ChatGPT just killed the shopping cart.
OpenAI's new Instant Checkout feature transforms every conversation into a potential transaction. Users can now discover, evaluate, and purchase products without ever leaving the chat interface.
The numbers tell the story. ChatGPT's 700 million weekly users creates an unprecedented commerce gateway. That's more traffic than most e-commerce platforms see in a year.
Markets responded immediately. Etsy's stock surged 16% following the announcement, with analysts estimating the partnership could generate $100 million in gross merchandise value.
But the real disruption runs deeper than convenience.
The New Commerce Layer
OpenAI positioned itself as a new type of intermediary. They're not replacing Amazon or Google. They're creating an entirely different commerce layer that sits between intention and action.
Think about the traditional shopping journey. You search, browse, compare, then buy. Each step involves friction, multiple platforms, and decision fatigue.
Conversational commerce collapses that entire funnel into a single interaction.
The technical architecture matters here. OpenAI built this on the Agentic Commerce Protocol, an open-source standard they developed with Stripe. The protocol creates a shared language between businesses and AI agents while preserving existing merchant relationships.
This strategic move prevents platform lock-in while establishing OpenAI as the de facto standard for AI commerce integration.
The Merchant Dilemma
For merchants, the calculation becomes complex. Yes, they maintain their merchant-of-record status and existing payment processing. But they're now paying commission to yet another intermediary in an already crowded value chain.
The early partner list reveals the strategy. Glossier, SKIMS, Spanx, Vuori, and Steve Madden represent premium brands that prioritize customer experience over margin optimization. These companies can absorb additional fees in exchange for access to ChatGPT's massive user base.
But what about smaller merchants already struggling with platform fees from Amazon, Shopify, payment processors, and advertising networks?
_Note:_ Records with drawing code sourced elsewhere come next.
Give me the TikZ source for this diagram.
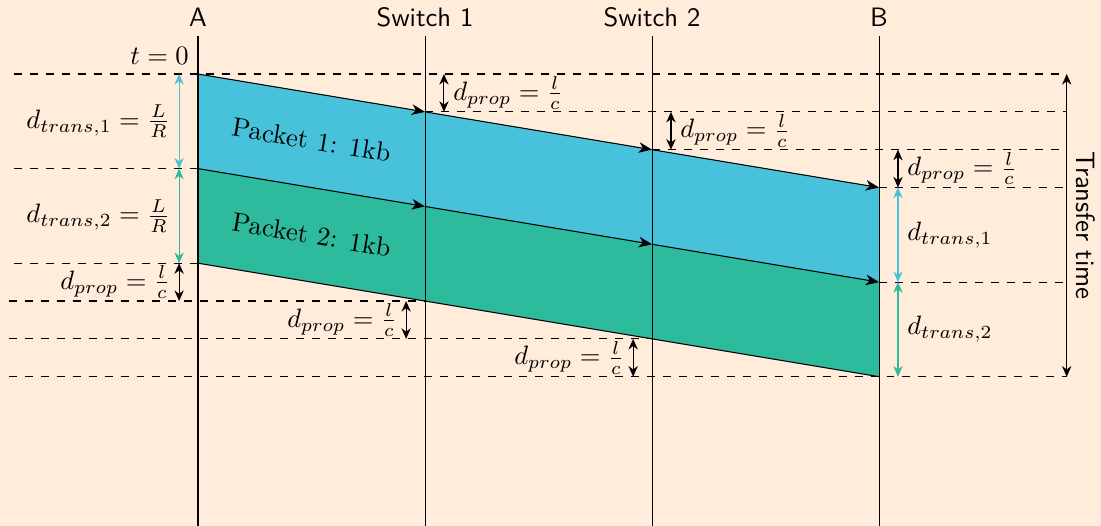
\documentclass[tikz,border=0pt]{standalone}
\usetikzlibrary{arrows.meta}

\definecolor{pagebg}{RGB}{255,236,218}
\definecolor{pktone}{RGB}{72,194,218}
\definecolor{pkttwo}{RGB}{46,187,157}

\tikzset{
  station/.style={thin},
  guide/.style={thin, dashed},
  hop/.style={thin, -{Stealth[length=5pt,width=4pt,inset=1.5pt]}},
  edge/.style={thin},
  span/.style={thin, {Stealth[length=4pt,width=3.5pt,inset=1.3pt]}-{Stealth[length=4pt,width=3.5pt,inset=1.3pt]}},
  stationlabel/.style={above, font=\sffamily},
  pktlabel/.style={rotate=-9.46},
}

\begin{document}
\begin{tikzpicture}
  % page frame and background
  \useasboundingbox (-2.617,0.978) rectangle (11.933,-5.973);
  \fill[pagebg] (-2.617,0.978) rectangle (11.933,-5.973);

  % packet corners at A, Switch 1, Switch 2 and B
  \coordinate (a0) at (0,0);      \coordinate (a1) at (0,-1.25);   \coordinate (a2) at (0,-2.5);
  \coordinate (s0) at (3,-0.5);   \coordinate (s1) at (3,-1.75);   \coordinate (s2) at (3,-3);
  \coordinate (r0) at (6,-1);     \coordinate (r1) at (6,-2.25);   \coordinate (r2) at (6,-3.5);
  \coordinate (b0) at (9,-1.5);   \coordinate (b1) at (9,-2.75);   \coordinate (b2) at (9,-4);

  \fill[pktone] (a0) -- (b0) -- (b1) -- (a1) -- cycle;
  \fill[pkttwo] (a1) -- (b1) -- (b2) -- (a2) -- cycle;

  % stations
  \coordinate (Atop) at (0,0.5);  \coordinate (Abot) at (0,-5.973);
  \coordinate (Stop) at (3,0.5);  \coordinate (Sbot) at (3,-5.973);
  \coordinate (Rtop) at (6,0.5);  \coordinate (Rbot) at (6,-5.973);
  \coordinate (Btop) at (9,0.5);  \coordinate (Bbot) at (9,-5.973);
  \draw[station] (Atop) -- (Abot);
  \draw[station] (Stop) -- (Sbot);
  \draw[station] (Rtop) -- (Rbot);
  \draw[station] (Btop) -- (Bbot);
  \node[stationlabel] (lA) at (Atop) {A};
  \node[stationlabel] (lS) at (Stop) {Switch 1};
  \node[stationlabel] (lR) at (Rtop) {Switch 2};
  \node[stationlabel] (lB) at (Btop) {B};

  % time guides
  \coordinate (gL0) at (-2.43,0);     \coordinate (gR0) at (11.48,0);
  \coordinate (gR1) at (11.48,-0.5);
  \coordinate (gR2) at (11.48,-1);
  \coordinate (gR3) at (11.48,-1.5);
  \coordinate (gR4) at (11.48,-2.75);
  \coordinate (gL1) at (-2.43,-1.25);
  \coordinate (gL2) at (-2.43,-2.5);
  \coordinate (gL3) at (-2.5,-3);
  \coordinate (gL4) at (-2.5,-3.5);
  \coordinate (gL5) at (-2.5,-4);     \coordinate (gR5) at (11.48,-4);
  \draw[guide] (gL0) -- (gR0);
  \draw[guide] (s0) -- (gR1);
  \draw[guide] (r0) -- (gR2);
  \draw[guide] (b0) -- (gR3);
  \draw[guide] (b1) -- (gR4);
  \draw[guide] (gL1) -- (a1);
  \draw[guide] (gL2) -- (a2);
  \draw[guide] (gL3) -- (s2);
  \draw[guide] (gL4) -- (r2);
  \draw[guide] (gL5) -- (gR5);

  % packet edges, hop by hop
  \draw[hop] (a0) -- (s0);
  \draw[hop] (s0) -- (r0);
  \draw[hop] (r0) -- (b0);
  \draw[hop] (a1) -- (s1);
  \draw[hop] (s1) -- (r1);
  \draw[hop] (r1) -- (b1);
  \draw[edge] (a2) -- (b2);

  \node[pktlabel] (p1) at (1.5,-0.875) {Packet 1: 1kb};
  \node[pktlabel] (p2) at (1.5,-2.125) {Packet 2: 1kb};

  \node[above left] (t0) at (a0) {$t=0$};

  % delays measured at the sender
  \coordinate (u0) at (-0.25,0);
  \coordinate (u1) at (-0.25,-1.25);
  \coordinate (u2) at (-0.25,-2.5);
  \coordinate (u3) at (-0.25,-3);
  \draw[span, pktone] (u0) -- node[left, text=black] {$d_{trans,1}=\frac{L}{R}$} (u1);
  \draw[span, pkttwo] (u1) -- node[left, text=black] {$d_{trans,2}=\frac{L}{R}$} (u2);
  \draw[span] (u2) -- node[left] {$d_{prop}=\frac{l}{c}$} (u3);

  % propagation of the first bit of packet 1
  \coordinate (v0) at (3.25,0);    \coordinate (v1) at (3.25,-0.5);
  \coordinate (w0) at (6.25,-0.5); \coordinate (w1) at (6.25,-1);
  \coordinate (x0) at (9.25,-1);   \coordinate (x1) at (9.25,-1.5);
  \draw[span] (v0) -- node[right] {$d_{prop}=\frac{l}{c}$} (v1);
  \draw[span] (w0) -- node[right] {$d_{prop}=\frac{l}{c}$} (w1);
  \draw[span] (x0) -- node[right] {$d_{prop}=\frac{l}{c}$} (x1);

  % transmission at B
  \coordinate (y0) at (9.25,-1.5); \coordinate (y1) at (9.25,-2.75); \coordinate (y2) at (9.25,-4);
  \draw[span, pktone] (y0) -- node[right, text=black] {$d_{trans,1}$} (y1);
  \draw[span, pkttwo] (y1) -- node[right, text=black] {$d_{trans,2}$} (y2);

  % propagation of the last bit of packet 2
  \coordinate (z0) at (2.75,-3);   \coordinate (z1) at (2.75,-3.5);
  \coordinate (q0) at (5.75,-3.5); \coordinate (q1) at (5.75,-4);
  \draw[span] (z0) -- node[left] {$d_{prop}=\frac{l}{c}$} (z1);
  \draw[span] (q0) -- node[left] {$d_{prop}=\frac{l}{c}$} (q1);

  % overall transfer time
  \draw[span] (gR0) -- node[right, rotate=-90, anchor=south, font=\sffamily] {Transfer time} (gR5);
\end{tikzpicture}
\end{document}
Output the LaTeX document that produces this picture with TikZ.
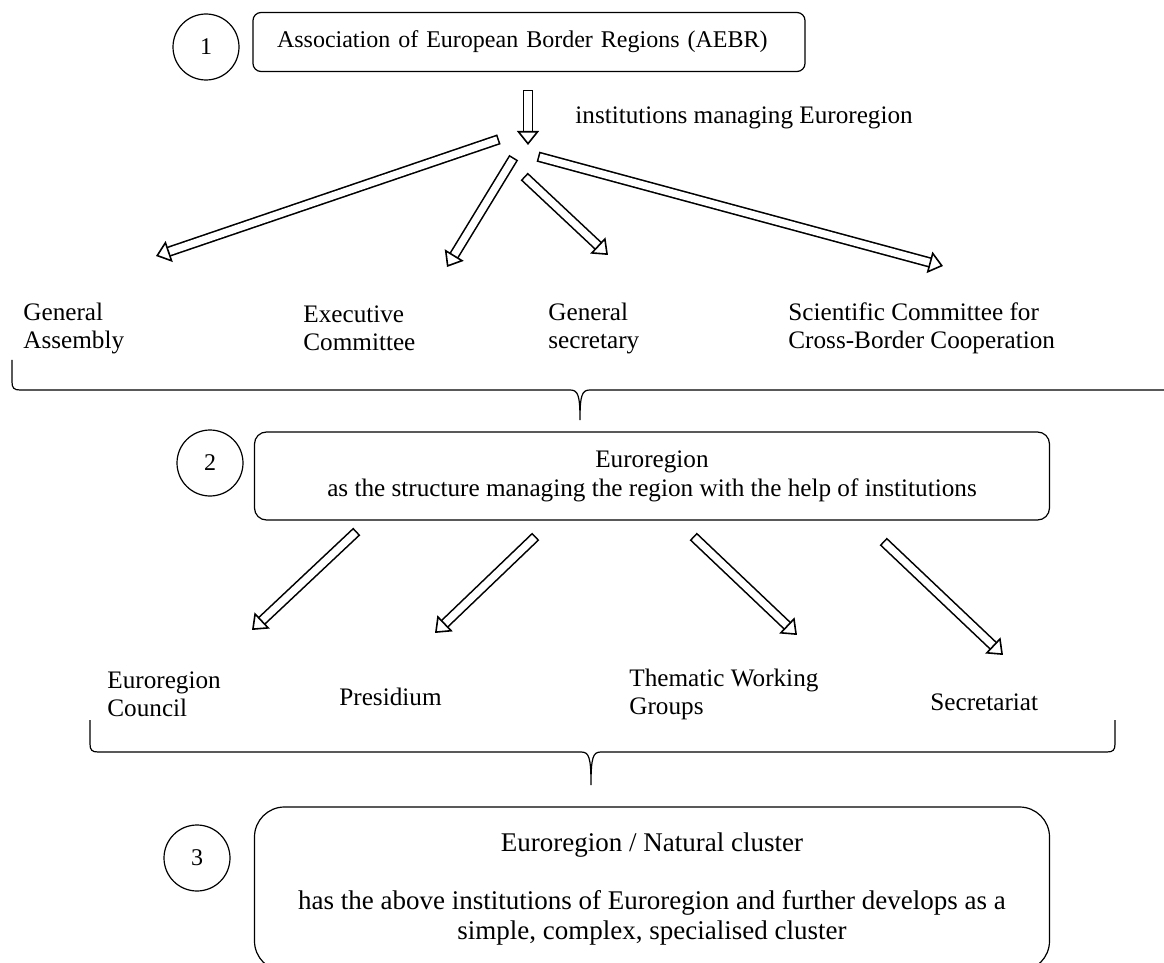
\documentclass[tikz,border=0pt]{standalone}
\usepackage{fontspec}
\setmainfont{Liberation Serif}
\usetikzlibrary{arrows.meta}

\begin{document}
\begin{tikzpicture}[
  x=0.5pt, y=-0.5pt,
  every node/.style={font=\fontsize{12pt}{13.8pt}\selectfont},
  box/.style={draw, rectangle, align=center, line width=0.6pt},
  num/.style={draw, circle, minimum size=33pt, inner sep=0pt, line width=0.6pt},
  lbl/.style={anchor=west, align=left, inner sep=0pt,
    font=\fontsize{12.6pt}{14pt}\selectfont},
  hollow/.style={double, double distance=3.6pt, line width=0.8pt, line cap=rect,
    -{Triangle[fill=white, length=7pt, width=11pt, line width=0.8pt]}},
  brace/.style={line width=0.6pt}
]
\useasboundingbox (0,0) rectangle (1164,963);

\node[num] (n1) at (206,47) {1};

\node[box, rounded corners=4pt, minimum width=276pt, minimum height=29.5pt,
  inner xsep=12pt, text width=252pt, align=left] (aebr) at (529,42)
{Association of European Border Regions (AEBR)};

\node[lbl] (inst) at (575,118) {institutions managing Euroregion};

\node[lbl] (ga) at (23,328) {General\\Assembly};

\node[lbl] (ec) at (303,328) {Executive\\Committee};

\node[lbl] (gs) at (548,328) {General\\secretary};

\node[lbl] (sc) at (788,328) {Scientific Committee for\\Cross-Border Cooperation};

\node[num] (n2) at (210,463) {2};

\node[box, rounded corners=6pt, minimum width=397.5pt, minimum height=44pt,
  font=\fontsize{12.6pt}{14.5pt}\selectfont] (ereg) at (652,476)
{Euroregion\\as the structure managing the region with the help of institutions};

\node[lbl] (erc) at (107,694) {Euroregion\\Council};

\node[lbl] (pr) at (339,697) {Presidium};

\node[lbl] (twg) at (629,694) {Thematic Working\\Groups};

\node[lbl] (sec) at (930,702) {Secretariat};

\node[num] (n3) at (197,858) {3};

\node[box, rounded corners=15pt, minimum width=397.5pt, minimum height=82pt,
  font=\fontsize{13.5pt}{15pt}\selectfont] (clus) at (652,889)
{Euroregion / Natural cluster\\[14pt]has the above institutions of Euroregion and further develops as a\\simple, complex, specialised cluster};

\coordinate (hubtop) at (528,95);
\coordinate (hubbot) at (528,145);
\coordinate (s1) at (494,141);
\coordinate (t1) at (156,256);
\coordinate (s2) at (511,162);
\coordinate (t2) at (447,267);
\coordinate (s3) at (528,180);
\coordinate (t3) at (608,255);
\coordinate (s4) at (543,158);
\coordinate (t4) at (943,266);

\coordinate (u1) at (353,535);
\coordinate (v1) at (252,630);
\coordinate (u2) at (532,540);
\coordinate (v2) at (435,633);
\coordinate (u3) at (697,540);
\coordinate (v3) at (797,635);
\coordinate (u4) at (887,545);
\coordinate (v4) at (1003,655);

\draw[hollow] (hubtop) -- (hubbot);
\draw[hollow] (s1) -- (t1);
\draw[hollow] (s2) -- (t2);
\draw[hollow] (s3) -- (t3);
\draw[hollow] (s4) -- (t4);

\draw[hollow] (u1) -- (v1);
\draw[hollow] (u2) -- (v2);
\draw[hollow] (u3) -- (v3);
\draw[hollow] (u4) -- (v4);

\draw[brace] (12,360) -- (12,382) .. controls (12,388) and (14,390) .. (20,390)
  -- (570,390) .. controls (578,390) and (580,395) .. (580,420)
  .. controls (580,395) and (582,390) .. (590,390) -- (1175,390) -- (1175,360);

\draw[brace] (90,720) -- (90,744) .. controls (90,750) and (92,752) .. (98,752)
  -- (581,752) .. controls (589,752) and (591,757) .. (591,785)
  .. controls (591,757) and (593,752) .. (601,752) -- (1107,752)
  .. controls (1113,752) and (1115,750) .. (1115,744) -- (1115,720);

\end{tikzpicture}
\end{document}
The integration requirements tell another story. For Stripe customers, enabling agentic payments requires as little as one line of code. For everyone else, participation means either switching to Stripe or implementing additional API layers.
This creates a subtle but powerful moat around Stripe's payment infrastructure.
Platform Wars Begin
The competitive implications extend far beyond e-commerce. Google's search advertising business faces a fundamental threat when users can complete purchase decisions without ever visiting a search results page. Amazon's product discovery advantage erodes when AI agents can surface relevant products from any connected merchant.
The current implementation feels deliberately limited. Single-item purchases only, explicit user confirmation at each step, U.S. merchants and customers exclusively. These constraints suggest OpenAI is testing merchant adoption and user behavior before scaling globally.
But the foundation is now in place for something much larger.
I see three critical developments ahead. First, multi-item cart functionality will enable complex purchase decisions within conversations. Second, international expansion will pressure local e-commerce platforms to integrate or risk obsolescence. Third, the open-source protocol will spawn competing AI commerce platforms, fragmenting the market while accelerating adoption.
Strategic Response
The winners will be merchants who integrate early and optimize their product data for AI discovery. The losers will be platforms that depend on controlling the purchase journey from search to checkout.
For business leaders, the strategic question becomes clear. Do you build AI commerce capabilities internally, partner with existing platforms, or risk being bypassed entirely?
The shopping cart just became optional. Your response strategy shouldn't be.